* _GOAL_: Look below for the line containing "Recreate this image"; from there through the line containing "Chart.register(...registerables);", both lines included, please set down each line exactly and nothing else.

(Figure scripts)
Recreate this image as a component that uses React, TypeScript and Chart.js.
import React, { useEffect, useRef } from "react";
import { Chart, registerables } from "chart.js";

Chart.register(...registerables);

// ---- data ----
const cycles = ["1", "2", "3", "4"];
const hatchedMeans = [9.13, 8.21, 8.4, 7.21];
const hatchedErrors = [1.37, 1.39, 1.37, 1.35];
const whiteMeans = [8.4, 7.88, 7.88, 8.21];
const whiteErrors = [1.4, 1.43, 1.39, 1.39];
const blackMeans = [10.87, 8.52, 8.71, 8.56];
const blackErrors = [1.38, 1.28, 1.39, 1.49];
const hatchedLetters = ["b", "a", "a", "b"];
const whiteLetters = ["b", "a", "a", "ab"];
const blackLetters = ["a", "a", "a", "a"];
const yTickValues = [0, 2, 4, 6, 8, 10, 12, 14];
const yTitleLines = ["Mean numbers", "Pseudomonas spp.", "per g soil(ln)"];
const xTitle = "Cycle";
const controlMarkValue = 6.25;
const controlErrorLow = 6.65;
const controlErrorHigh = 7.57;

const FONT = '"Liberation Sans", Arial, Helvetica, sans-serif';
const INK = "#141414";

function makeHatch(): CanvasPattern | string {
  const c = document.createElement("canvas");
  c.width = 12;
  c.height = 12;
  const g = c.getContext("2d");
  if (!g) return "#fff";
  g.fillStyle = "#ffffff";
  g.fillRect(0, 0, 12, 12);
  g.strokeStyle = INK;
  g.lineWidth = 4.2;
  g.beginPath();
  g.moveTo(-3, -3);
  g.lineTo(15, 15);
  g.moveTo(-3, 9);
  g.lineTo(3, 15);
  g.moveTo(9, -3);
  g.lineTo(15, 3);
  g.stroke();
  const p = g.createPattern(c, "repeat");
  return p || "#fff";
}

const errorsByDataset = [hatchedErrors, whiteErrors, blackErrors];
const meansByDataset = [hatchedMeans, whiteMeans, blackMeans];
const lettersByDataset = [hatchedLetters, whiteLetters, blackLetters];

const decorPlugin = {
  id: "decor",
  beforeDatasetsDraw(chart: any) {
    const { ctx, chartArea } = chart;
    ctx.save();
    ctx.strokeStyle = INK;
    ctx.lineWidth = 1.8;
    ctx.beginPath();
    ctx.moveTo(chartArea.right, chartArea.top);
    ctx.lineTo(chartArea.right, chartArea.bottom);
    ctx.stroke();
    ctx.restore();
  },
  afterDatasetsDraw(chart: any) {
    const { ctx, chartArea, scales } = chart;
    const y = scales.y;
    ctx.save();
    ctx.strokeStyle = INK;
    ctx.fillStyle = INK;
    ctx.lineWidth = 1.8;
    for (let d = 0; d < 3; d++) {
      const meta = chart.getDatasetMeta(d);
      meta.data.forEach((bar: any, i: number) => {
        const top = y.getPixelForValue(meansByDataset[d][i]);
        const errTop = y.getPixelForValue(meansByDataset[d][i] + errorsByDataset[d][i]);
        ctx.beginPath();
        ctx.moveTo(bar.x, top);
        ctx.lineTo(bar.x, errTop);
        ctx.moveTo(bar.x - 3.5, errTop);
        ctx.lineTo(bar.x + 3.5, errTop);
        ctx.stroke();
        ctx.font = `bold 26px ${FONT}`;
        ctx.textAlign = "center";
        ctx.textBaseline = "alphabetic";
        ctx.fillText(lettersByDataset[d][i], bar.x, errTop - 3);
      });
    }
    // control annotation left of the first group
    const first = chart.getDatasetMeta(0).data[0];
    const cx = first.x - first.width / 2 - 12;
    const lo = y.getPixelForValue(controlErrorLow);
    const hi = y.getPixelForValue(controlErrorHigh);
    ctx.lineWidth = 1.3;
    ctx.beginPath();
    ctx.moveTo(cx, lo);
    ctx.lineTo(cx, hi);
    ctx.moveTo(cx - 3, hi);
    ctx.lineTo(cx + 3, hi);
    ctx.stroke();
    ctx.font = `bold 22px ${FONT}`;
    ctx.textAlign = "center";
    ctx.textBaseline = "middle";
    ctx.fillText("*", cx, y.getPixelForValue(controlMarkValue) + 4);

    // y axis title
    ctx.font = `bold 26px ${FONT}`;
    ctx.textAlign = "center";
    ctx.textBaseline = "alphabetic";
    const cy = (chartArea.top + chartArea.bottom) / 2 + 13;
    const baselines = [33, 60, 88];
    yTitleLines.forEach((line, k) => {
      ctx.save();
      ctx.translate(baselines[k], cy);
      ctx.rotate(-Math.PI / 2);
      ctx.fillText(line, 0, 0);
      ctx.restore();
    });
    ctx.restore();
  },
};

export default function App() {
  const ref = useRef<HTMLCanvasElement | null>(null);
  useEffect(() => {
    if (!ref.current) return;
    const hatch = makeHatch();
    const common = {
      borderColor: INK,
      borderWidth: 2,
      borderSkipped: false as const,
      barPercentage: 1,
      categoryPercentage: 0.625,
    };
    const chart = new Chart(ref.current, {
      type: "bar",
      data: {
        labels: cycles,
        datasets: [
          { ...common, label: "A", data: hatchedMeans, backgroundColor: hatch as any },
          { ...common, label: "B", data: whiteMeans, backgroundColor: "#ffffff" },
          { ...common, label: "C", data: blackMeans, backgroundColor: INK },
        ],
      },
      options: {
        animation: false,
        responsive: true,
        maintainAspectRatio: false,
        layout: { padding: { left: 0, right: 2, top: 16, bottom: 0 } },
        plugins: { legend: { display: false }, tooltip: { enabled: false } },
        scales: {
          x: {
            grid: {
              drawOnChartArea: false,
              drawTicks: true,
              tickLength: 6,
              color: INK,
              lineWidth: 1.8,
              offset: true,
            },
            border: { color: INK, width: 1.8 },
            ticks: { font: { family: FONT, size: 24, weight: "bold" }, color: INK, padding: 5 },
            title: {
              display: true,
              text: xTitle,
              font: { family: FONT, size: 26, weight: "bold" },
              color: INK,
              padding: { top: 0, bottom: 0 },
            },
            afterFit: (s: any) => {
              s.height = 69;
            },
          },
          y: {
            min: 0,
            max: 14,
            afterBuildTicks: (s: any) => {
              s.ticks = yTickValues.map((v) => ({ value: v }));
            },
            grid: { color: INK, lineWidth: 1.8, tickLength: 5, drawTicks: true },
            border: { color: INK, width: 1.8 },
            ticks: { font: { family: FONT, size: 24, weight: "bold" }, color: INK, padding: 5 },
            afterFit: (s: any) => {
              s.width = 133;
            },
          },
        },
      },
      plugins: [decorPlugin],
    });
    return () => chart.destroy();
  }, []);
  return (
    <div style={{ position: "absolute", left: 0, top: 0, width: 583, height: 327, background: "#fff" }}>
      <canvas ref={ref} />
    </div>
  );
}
--
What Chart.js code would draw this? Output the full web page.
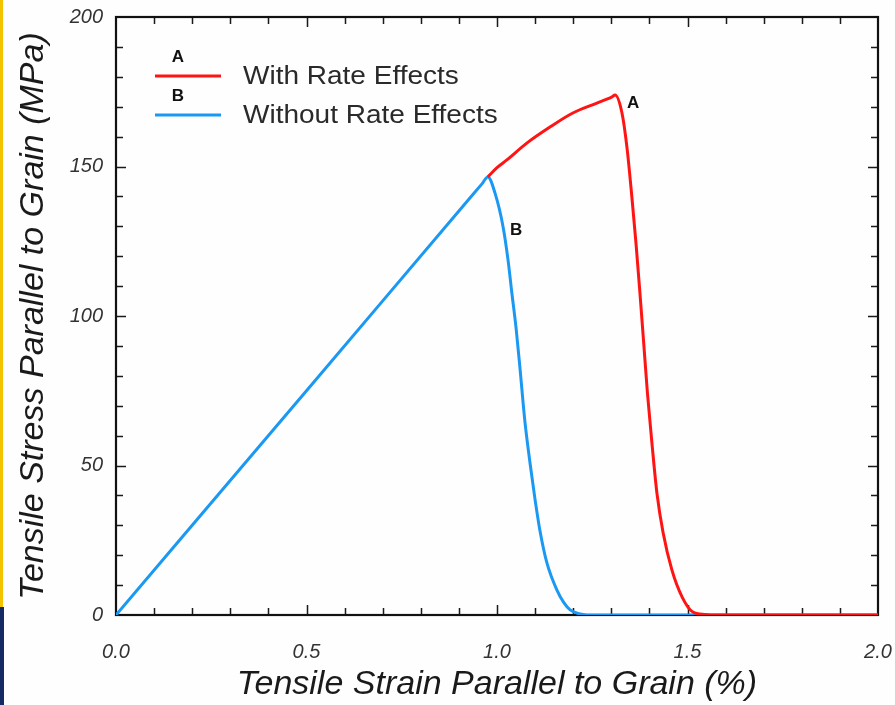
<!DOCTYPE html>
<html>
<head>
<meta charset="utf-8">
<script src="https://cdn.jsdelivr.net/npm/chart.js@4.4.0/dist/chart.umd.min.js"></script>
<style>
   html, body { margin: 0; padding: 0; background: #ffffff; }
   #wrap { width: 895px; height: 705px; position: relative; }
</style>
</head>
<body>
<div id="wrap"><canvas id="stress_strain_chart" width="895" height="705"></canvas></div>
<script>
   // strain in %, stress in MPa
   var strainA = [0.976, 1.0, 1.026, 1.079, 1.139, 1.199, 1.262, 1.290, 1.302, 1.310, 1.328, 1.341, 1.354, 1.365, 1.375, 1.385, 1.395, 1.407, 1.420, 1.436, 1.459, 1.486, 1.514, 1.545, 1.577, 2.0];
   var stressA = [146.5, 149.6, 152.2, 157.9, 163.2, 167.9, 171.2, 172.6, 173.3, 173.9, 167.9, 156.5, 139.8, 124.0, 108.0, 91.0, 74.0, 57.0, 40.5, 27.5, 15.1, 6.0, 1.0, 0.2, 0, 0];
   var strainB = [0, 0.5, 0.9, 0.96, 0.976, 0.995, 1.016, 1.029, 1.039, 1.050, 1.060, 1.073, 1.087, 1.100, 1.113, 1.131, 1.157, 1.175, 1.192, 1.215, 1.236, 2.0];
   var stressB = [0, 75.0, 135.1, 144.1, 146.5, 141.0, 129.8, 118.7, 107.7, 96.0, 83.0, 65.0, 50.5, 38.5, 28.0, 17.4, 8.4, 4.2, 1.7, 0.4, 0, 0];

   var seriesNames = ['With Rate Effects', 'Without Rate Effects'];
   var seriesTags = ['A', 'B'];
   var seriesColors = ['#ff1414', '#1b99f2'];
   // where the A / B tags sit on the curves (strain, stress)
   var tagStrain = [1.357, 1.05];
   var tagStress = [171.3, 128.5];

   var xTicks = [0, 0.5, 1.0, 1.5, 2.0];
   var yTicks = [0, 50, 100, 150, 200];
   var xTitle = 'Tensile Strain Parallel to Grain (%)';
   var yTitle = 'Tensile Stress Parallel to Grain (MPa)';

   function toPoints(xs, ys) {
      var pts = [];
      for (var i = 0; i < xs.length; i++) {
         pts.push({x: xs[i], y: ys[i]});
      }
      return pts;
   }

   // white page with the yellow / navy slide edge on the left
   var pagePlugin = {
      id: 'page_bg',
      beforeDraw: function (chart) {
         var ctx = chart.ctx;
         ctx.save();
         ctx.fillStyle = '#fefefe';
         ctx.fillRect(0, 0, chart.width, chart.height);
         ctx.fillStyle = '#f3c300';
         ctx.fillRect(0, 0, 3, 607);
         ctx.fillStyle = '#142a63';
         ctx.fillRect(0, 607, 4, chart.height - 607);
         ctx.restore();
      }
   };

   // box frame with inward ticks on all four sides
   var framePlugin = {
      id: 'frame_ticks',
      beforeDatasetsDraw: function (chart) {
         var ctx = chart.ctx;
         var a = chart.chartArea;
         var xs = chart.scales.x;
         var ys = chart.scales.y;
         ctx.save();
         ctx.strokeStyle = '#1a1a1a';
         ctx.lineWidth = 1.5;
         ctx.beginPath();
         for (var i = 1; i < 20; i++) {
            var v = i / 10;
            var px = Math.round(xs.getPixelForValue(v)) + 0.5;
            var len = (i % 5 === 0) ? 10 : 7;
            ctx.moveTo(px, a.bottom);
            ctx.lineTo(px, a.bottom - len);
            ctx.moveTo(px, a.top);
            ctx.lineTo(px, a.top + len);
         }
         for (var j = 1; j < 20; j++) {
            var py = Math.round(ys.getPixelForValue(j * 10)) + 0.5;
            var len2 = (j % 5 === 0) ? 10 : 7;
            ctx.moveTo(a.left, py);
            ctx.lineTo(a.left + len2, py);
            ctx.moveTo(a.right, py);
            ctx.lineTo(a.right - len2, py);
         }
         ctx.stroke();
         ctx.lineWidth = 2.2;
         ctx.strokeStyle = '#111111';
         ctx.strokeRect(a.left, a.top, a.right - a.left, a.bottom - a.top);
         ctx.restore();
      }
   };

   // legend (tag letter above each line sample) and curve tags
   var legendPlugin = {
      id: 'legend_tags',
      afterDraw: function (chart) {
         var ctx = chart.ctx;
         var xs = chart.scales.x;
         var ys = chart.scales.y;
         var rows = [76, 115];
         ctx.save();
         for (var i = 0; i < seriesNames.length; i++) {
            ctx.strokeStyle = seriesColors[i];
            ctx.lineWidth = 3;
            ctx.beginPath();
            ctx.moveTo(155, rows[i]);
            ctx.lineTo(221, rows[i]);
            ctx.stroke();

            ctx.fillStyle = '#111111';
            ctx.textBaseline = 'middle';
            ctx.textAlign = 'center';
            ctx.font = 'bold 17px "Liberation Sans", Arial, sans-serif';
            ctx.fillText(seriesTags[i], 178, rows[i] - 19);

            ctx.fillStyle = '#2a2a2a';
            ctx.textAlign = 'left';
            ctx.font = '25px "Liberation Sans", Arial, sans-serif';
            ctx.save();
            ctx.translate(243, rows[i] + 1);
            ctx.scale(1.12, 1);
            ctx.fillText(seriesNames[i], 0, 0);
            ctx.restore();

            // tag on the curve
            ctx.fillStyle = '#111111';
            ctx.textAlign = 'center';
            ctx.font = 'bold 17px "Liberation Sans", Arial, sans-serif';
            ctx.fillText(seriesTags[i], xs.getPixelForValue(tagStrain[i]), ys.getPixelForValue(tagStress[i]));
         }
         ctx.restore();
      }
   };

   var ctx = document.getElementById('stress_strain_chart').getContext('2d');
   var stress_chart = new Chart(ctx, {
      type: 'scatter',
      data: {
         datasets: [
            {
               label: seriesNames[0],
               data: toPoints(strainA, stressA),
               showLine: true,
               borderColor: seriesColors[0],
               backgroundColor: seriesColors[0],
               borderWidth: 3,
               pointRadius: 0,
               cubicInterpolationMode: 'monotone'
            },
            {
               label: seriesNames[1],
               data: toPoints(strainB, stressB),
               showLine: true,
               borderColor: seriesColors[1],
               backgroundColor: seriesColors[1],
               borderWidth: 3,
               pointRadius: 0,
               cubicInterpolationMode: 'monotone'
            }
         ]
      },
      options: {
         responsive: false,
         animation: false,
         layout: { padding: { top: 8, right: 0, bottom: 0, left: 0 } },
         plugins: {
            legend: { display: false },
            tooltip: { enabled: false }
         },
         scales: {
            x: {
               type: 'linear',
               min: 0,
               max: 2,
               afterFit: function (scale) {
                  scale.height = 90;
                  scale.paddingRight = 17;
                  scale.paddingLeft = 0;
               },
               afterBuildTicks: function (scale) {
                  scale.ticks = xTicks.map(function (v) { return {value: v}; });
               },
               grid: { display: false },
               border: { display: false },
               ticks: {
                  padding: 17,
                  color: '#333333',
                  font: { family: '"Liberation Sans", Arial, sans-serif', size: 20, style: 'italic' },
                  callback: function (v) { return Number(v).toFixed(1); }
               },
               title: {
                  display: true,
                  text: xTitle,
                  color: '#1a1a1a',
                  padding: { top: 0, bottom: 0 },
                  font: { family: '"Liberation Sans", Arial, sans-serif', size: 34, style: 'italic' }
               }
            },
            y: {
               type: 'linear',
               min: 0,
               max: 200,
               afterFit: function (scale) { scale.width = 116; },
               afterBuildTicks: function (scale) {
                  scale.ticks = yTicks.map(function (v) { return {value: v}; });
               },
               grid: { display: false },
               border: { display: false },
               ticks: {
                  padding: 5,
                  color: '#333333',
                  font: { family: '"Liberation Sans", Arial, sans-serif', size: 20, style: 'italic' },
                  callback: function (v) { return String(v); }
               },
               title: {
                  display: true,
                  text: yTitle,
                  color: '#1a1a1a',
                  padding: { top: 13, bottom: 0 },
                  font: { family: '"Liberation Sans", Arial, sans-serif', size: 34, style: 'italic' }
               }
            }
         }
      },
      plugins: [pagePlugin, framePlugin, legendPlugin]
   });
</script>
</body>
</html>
...
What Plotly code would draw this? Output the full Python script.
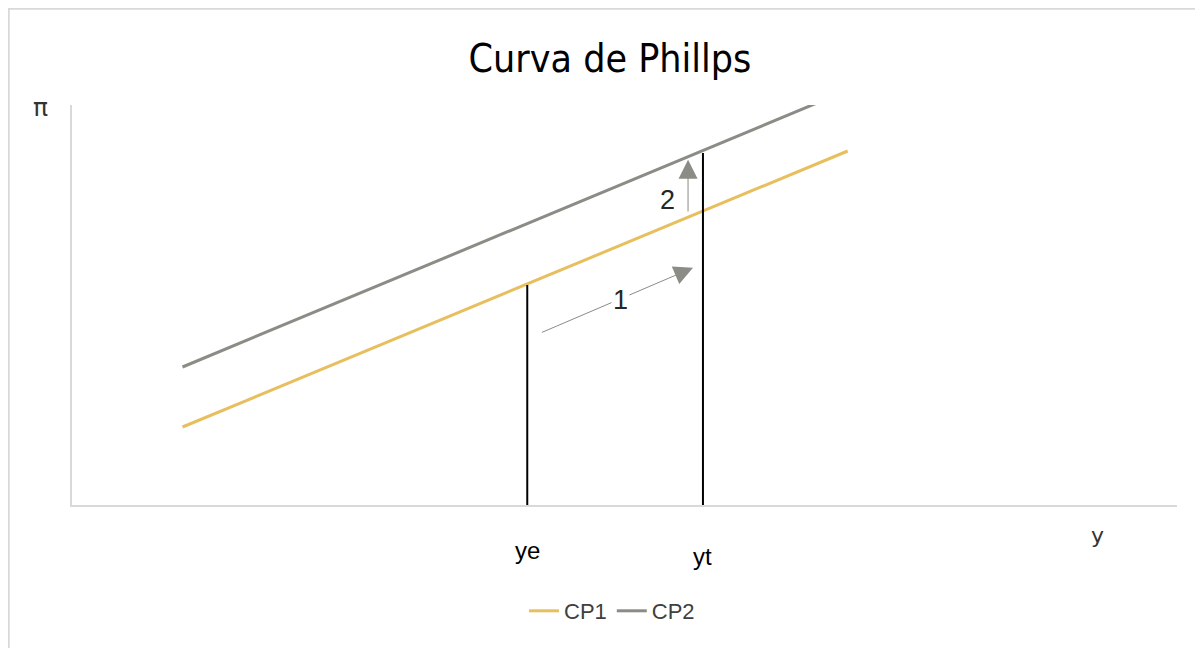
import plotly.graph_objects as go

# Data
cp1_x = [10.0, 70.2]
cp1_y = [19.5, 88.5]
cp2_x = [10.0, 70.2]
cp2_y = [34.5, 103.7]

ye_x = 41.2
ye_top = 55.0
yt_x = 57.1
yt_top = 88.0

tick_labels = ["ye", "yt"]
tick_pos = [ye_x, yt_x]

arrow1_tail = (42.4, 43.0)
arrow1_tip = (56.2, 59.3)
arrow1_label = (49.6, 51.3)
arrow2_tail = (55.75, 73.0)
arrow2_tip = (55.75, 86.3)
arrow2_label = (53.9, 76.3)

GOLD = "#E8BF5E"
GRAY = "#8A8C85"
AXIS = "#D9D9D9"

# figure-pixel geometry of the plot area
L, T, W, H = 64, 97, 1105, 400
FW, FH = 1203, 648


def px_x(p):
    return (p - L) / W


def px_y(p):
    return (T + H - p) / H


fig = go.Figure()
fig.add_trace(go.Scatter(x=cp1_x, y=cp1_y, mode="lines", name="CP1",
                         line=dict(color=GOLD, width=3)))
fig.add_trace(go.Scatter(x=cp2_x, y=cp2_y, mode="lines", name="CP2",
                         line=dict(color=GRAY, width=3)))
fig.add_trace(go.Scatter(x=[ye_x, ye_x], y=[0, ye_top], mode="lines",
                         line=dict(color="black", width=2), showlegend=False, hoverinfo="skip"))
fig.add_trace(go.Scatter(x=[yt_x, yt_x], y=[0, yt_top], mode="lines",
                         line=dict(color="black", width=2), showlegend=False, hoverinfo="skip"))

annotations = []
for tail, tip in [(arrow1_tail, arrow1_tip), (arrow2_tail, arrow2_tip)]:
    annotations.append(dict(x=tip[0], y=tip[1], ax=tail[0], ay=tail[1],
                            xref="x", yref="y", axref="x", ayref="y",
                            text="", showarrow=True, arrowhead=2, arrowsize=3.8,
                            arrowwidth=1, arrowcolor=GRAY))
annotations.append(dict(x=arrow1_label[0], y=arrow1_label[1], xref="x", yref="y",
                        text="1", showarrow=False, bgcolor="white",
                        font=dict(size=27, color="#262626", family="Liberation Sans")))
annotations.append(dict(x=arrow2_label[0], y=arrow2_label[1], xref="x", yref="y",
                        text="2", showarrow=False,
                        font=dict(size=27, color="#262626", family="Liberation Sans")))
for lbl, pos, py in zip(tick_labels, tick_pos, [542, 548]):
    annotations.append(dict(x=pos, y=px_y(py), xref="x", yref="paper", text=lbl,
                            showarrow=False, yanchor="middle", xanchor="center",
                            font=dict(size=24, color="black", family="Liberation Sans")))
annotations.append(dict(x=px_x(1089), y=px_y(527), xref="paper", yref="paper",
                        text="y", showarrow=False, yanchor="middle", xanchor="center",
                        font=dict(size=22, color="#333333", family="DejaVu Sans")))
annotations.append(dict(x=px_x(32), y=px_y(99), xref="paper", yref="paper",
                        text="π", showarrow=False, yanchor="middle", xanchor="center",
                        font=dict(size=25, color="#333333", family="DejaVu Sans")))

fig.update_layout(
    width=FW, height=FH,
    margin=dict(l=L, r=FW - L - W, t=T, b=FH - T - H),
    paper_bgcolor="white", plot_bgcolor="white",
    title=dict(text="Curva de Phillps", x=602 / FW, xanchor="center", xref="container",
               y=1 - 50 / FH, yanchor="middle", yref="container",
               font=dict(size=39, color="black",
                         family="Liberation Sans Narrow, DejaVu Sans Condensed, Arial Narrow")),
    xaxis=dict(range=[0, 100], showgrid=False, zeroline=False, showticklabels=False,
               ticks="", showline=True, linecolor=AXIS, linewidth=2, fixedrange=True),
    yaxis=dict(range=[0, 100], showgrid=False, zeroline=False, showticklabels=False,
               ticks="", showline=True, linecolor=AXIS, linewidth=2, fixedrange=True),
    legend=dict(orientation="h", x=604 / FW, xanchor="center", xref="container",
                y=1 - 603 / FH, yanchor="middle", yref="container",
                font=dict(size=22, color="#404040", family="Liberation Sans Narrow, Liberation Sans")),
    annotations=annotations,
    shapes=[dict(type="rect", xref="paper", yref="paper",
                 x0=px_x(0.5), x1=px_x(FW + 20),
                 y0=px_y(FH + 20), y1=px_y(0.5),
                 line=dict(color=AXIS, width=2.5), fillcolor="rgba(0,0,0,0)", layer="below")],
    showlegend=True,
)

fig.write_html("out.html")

* _IN RESPONSE_:
Recreate this image as a component that uses React, TypeScript and Chart.js.
import React, { useEffect, useRef } from "react";
import { Chart, registerables } from "chart.js";

Chart.register(...registerables);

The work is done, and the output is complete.